AIM OF THE TASK: Return all of the lines below exactly as they are.

═════ GIVEN MATERIAL

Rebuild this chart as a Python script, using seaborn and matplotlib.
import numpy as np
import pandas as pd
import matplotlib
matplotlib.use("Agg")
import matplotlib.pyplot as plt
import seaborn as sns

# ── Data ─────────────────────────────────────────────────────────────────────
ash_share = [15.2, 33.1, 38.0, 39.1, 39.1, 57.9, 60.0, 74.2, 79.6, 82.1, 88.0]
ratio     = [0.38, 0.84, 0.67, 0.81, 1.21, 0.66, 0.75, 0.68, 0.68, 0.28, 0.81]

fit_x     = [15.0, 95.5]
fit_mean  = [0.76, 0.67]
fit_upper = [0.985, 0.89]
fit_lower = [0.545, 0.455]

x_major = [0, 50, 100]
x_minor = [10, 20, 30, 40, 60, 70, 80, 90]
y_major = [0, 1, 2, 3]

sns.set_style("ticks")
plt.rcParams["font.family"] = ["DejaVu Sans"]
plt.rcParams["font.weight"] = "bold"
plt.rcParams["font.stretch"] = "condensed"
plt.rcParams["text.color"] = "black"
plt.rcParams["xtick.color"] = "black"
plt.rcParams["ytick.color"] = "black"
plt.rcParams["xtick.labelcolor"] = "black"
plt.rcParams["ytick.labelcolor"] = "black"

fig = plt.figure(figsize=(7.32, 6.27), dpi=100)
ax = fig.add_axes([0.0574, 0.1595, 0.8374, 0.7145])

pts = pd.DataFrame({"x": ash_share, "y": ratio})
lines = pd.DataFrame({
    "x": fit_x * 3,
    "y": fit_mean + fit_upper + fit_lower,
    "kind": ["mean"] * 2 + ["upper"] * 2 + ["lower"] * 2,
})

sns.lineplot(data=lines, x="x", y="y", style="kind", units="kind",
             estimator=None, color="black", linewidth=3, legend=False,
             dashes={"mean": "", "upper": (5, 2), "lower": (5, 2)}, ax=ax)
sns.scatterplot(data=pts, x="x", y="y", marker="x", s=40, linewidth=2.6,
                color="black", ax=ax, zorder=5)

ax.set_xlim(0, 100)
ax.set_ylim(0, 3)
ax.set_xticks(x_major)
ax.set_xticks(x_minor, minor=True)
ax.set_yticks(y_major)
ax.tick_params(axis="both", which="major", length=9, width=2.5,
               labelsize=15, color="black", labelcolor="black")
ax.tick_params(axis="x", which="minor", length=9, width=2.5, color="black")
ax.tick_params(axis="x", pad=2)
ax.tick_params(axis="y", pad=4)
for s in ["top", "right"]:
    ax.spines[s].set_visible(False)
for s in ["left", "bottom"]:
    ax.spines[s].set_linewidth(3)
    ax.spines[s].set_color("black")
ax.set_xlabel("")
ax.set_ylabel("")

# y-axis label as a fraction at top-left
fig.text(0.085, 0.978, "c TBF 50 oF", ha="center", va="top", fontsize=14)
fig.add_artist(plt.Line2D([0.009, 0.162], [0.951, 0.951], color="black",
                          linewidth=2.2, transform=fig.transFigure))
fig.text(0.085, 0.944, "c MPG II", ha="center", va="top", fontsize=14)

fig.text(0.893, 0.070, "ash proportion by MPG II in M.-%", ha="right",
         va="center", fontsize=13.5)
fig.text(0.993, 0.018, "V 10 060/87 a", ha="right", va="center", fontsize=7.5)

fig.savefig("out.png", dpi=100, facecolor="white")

══════════

RESULT OF THE TASK:
Rebuild this chart as a Python script, using seaborn and matplotlib.
import numpy as np
import pandas as pd
import matplotlib
matplotlib.use("Agg")
import matplotlib.pyplot as plt
import seaborn as sns

# ── Data ─────────────────────────────────────────────────────────────────────
ash_share = [15.2, 33.1, 38.0, 39.1, 39.1, 57.9, 60.0, 74.2, 79.6, 82.1, 88.0]
ratio     = [0.38, 0.84, 0.67, 0.81, 1.21, 0.66, 0.75, 0.68, 0.68, 0.28, 0.81]

fit_x     = [15.0, 95.5]
fit_mean  = [0.76, 0.67]
fit_upper = [0.985, 0.89]
fit_lower = [0.545, 0.455]

x_major = [0, 50, 100]
x_minor = [10, 20, 30, 40, 60, 70, 80, 90]
y_major = [0, 1, 2, 3]

sns.set_style("ticks")
plt.rcParams["font.family"] = ["DejaVu Sans"]
plt.rcParams["font.weight"] = "bold"
plt.rcParams["font.stretch"] = "condensed"
plt.rcParams["text.color"] = "black"
plt.rcParams["xtick.color"] = "black"
plt.rcParams["ytick.color"] = "black"
plt.rcParams["xtick.labelcolor"] = "black"
plt.rcParams["ytick.labelcolor"] = "black"

fig = plt.figure(figsize=(7.32, 6.27), dpi=100)
ax = fig.add_axes([0.0574, 0.1595, 0.8374, 0.7145])

pts = pd.DataFrame({"x": ash_share, "y": ratio})
lines = pd.DataFrame({
    "x": fit_x * 3,
    "y": fit_mean + fit_upper + fit_lower,
    "kind": ["mean"] * 2 + ["upper"] * 2 + ["lower"] * 2,
})

sns.lineplot(data=lines, x="x", y="y", style="kind", units="kind",
             estimator=None, color="black", linewidth=3, legend=False,
             dashes={"mean": "", "upper": (5, 2), "lower": (5, 2)}, ax=ax)
sns.scatterplot(data=pts, x="x", y="y", marker="x", s=40, linewidth=2.6,
                color="black", ax=ax, zorder=5)

ax.set_xlim(0, 100)
ax.set_ylim(0, 3)
ax.set_xticks(x_major)
ax.set_xticks(x_minor, minor=True)
ax.set_yticks(y_major)
ax.tick_params(axis="both", which="major", length=9, width=2.5,
               labelsize=15, color="black", labelcolor="black")
ax.tick_params(axis="x", which="minor", length=9, width=2.5, color="black")
ax.tick_params(axis="x", pad=2)
ax.tick_params(axis="y", pad=4)
for s in ["top", "right"]:
    ax.spines[s].set_visible(False)
for s in ["left", "bottom"]:
    ax.spines[s].set_linewidth(3)
    ax.spines[s].set_color("black")
ax.set_xlabel("")
ax.set_ylabel("")

# y-axis label as a fraction at top-left
fig.text(0.085, 0.978, "c TBF 50 oF", ha="center", va="top", fontsize=14)
fig.add_artist(plt.Line2D([0.009, 0.162], [0.951, 0.951], color="black",
                          linewidth=2.2, transform=fig.transFigure))
fig.text(0.085, 0.944, "c MPG II", ha="center", va="top", fontsize=14)

fig.text(0.893, 0.070, "ash proportion by MPG II in M.-%", ha="right",
         va="center", fontsize=13.5)
fig.text(0.993, 0.018, "V 10 060/87 a", ha="right", va="center", fontsize=7.5)

fig.savefig("out.png", dpi=100, facecolor="white")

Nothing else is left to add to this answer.